WORK INSTRUCTIONS » Print the listing from its top line through the line containing "0.05, 0.06, 0.07];", nothing more, and leave out the pictures.

Start COLLECTED MATERIAL

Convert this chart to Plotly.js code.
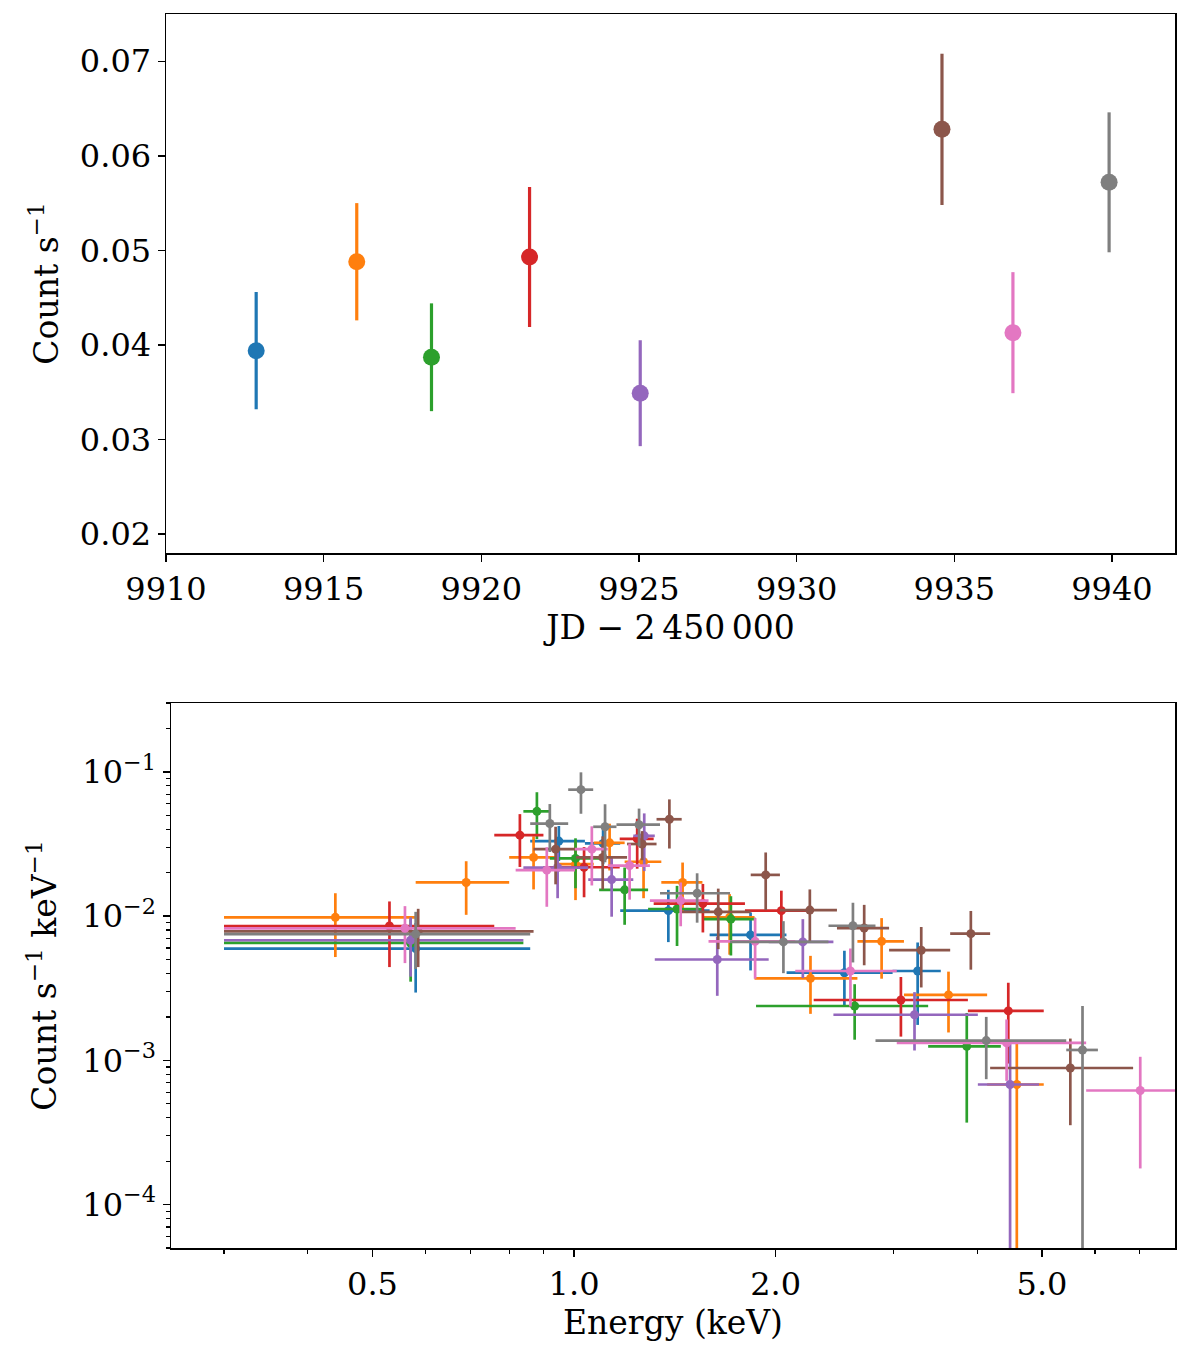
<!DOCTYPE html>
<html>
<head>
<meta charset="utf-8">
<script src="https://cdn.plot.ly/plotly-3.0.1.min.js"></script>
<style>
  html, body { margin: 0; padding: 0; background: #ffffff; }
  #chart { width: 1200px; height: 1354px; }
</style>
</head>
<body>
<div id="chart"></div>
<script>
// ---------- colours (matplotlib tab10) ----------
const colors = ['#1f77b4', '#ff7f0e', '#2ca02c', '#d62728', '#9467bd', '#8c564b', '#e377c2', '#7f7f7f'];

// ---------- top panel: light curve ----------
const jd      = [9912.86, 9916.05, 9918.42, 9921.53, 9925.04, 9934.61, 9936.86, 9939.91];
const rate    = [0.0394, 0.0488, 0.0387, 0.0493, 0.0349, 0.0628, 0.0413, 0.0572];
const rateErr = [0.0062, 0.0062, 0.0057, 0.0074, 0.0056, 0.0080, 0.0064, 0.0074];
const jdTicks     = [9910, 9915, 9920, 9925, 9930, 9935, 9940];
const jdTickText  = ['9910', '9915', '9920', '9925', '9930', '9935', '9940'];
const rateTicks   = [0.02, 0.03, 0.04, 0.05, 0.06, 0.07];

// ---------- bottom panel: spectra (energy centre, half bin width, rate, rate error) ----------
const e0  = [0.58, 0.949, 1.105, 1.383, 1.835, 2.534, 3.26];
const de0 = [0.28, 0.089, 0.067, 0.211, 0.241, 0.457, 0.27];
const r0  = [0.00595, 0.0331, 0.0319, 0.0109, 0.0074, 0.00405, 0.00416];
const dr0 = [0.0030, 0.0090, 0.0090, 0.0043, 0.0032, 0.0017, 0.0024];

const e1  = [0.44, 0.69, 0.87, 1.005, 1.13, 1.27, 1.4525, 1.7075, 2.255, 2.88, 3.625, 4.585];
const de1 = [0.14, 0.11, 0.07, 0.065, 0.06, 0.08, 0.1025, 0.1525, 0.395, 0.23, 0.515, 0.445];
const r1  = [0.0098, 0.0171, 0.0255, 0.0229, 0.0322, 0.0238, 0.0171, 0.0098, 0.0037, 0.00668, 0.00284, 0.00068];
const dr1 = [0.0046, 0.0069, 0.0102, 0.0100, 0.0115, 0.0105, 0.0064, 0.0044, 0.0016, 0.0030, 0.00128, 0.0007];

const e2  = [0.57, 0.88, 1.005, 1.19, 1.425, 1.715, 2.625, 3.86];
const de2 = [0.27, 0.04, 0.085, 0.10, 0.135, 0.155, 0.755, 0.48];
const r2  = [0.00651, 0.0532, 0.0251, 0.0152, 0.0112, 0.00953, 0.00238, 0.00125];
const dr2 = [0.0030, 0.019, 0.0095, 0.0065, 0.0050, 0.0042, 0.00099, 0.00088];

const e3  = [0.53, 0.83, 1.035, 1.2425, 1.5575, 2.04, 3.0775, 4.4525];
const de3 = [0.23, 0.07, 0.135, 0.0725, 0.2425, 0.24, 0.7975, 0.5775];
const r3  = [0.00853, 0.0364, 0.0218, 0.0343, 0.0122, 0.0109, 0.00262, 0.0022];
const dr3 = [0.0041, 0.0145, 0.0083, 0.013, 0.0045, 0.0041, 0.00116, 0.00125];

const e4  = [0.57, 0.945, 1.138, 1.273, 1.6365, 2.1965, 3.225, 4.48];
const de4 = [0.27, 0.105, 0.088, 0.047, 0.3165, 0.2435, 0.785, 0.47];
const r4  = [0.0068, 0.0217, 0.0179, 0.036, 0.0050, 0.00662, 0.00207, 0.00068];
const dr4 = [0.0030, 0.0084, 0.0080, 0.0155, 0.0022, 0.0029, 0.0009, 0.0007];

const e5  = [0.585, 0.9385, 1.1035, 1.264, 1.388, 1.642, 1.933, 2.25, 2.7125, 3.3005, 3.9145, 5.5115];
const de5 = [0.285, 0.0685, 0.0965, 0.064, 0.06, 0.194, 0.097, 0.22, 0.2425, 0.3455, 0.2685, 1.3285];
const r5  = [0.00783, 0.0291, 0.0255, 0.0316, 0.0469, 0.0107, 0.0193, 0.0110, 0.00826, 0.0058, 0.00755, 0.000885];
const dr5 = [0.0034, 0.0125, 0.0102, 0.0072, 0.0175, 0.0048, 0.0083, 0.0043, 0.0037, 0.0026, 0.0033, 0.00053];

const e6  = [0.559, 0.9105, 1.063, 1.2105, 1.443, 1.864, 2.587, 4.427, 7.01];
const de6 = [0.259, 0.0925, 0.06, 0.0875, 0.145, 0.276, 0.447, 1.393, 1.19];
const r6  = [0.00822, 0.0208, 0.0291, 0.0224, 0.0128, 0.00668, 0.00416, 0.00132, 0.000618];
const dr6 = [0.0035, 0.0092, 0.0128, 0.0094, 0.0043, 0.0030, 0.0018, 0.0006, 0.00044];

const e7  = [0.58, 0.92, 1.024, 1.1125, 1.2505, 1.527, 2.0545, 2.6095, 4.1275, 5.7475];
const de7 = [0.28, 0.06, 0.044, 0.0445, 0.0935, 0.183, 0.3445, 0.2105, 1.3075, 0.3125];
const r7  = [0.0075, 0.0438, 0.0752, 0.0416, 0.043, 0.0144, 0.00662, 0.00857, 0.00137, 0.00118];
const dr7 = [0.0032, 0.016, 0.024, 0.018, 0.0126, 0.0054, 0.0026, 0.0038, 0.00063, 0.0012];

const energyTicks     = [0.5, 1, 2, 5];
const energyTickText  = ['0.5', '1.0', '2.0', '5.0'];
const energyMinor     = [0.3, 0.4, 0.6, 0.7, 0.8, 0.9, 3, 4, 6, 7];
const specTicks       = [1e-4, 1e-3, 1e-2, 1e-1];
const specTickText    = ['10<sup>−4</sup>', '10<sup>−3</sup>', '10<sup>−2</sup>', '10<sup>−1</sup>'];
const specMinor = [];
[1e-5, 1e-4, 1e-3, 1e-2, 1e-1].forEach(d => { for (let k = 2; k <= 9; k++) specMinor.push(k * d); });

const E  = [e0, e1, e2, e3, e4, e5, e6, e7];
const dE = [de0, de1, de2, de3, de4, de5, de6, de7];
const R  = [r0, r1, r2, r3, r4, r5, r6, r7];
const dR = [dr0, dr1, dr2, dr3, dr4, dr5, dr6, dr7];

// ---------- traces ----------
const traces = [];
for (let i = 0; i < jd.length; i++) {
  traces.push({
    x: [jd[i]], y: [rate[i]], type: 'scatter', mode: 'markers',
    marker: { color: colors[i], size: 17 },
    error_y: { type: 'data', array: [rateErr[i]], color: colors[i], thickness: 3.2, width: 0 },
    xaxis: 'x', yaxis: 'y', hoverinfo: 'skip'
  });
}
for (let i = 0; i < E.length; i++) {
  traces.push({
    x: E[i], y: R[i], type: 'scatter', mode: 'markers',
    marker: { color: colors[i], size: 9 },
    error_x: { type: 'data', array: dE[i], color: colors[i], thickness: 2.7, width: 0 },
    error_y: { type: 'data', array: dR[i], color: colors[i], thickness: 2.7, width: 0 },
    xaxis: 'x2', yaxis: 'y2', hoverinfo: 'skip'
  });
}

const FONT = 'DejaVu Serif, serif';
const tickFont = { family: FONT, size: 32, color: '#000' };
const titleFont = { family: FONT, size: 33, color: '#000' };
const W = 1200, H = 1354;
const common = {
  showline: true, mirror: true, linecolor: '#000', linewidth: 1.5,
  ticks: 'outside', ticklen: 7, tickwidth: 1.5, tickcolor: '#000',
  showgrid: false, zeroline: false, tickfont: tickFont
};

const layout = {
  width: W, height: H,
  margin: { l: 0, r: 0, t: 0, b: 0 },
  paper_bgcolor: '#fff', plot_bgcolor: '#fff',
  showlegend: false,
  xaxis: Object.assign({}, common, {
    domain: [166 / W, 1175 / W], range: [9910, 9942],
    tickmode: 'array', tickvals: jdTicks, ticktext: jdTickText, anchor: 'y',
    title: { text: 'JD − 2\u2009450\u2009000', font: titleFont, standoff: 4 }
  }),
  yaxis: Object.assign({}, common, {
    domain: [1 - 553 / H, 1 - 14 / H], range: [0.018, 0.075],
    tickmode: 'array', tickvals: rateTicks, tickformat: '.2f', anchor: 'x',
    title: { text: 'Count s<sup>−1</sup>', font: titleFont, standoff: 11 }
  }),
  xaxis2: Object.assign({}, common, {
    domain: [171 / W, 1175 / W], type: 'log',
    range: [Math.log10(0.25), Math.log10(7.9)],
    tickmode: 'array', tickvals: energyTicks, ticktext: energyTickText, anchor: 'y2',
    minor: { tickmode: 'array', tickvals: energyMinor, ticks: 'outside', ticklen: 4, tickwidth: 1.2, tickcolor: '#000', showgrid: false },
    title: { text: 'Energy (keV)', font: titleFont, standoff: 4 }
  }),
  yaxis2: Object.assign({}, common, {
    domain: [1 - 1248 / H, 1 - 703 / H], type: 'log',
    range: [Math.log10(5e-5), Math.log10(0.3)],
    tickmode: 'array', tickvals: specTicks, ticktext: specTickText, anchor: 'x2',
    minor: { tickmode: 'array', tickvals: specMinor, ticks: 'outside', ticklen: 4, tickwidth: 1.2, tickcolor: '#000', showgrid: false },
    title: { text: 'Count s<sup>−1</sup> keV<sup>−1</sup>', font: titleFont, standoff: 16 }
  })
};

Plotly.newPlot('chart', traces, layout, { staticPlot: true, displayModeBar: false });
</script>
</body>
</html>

End COLLECTED MATERIAL

SOLUTION FOR THIS EXERCISE »
Convert this chart to Plotly.js code.
<!DOCTYPE html>
<html>
<head>
<meta charset="utf-8">
<script src="https://cdn.plot.ly/plotly-3.0.1.min.js"></script>
<style>
  html, body { margin: 0; padding: 0; background: #ffffff; }
  #chart { width: 1200px; height: 1354px; }
</style>
</head>
<body>
<div id="chart"></div>
<script>
// ---------- colours (matplotlib tab10) ----------
const colors = ['#1f77b4', '#ff7f0e', '#2ca02c', '#d62728', '#9467bd', '#8c564b', '#e377c2', '#7f7f7f'];

// ---------- top panel: light curve ----------
const jd      = [9912.86, 9916.05, 9918.42, 9921.53, 9925.04, 9934.61, 9936.86, 9939.91];
const rate    = [0.0394, 0.0488, 0.0387, 0.0493, 0.0349, 0.0628, 0.0413, 0.0572];
const rateErr = [0.0062, 0.0062, 0.0057, 0.0074, 0.0056, 0.0080, 0.0064, 0.0074];
const jdTicks     = [9910, 9915, 9920, 9925, 9930, 9935, 9940];
const jdTickText  = ['9910', '9915', '9920', '9925', '9930', '9935', '9940'];
const rateTicks   = [0.02, 0.03, 0.04, 0.05, 0.06, 0.07];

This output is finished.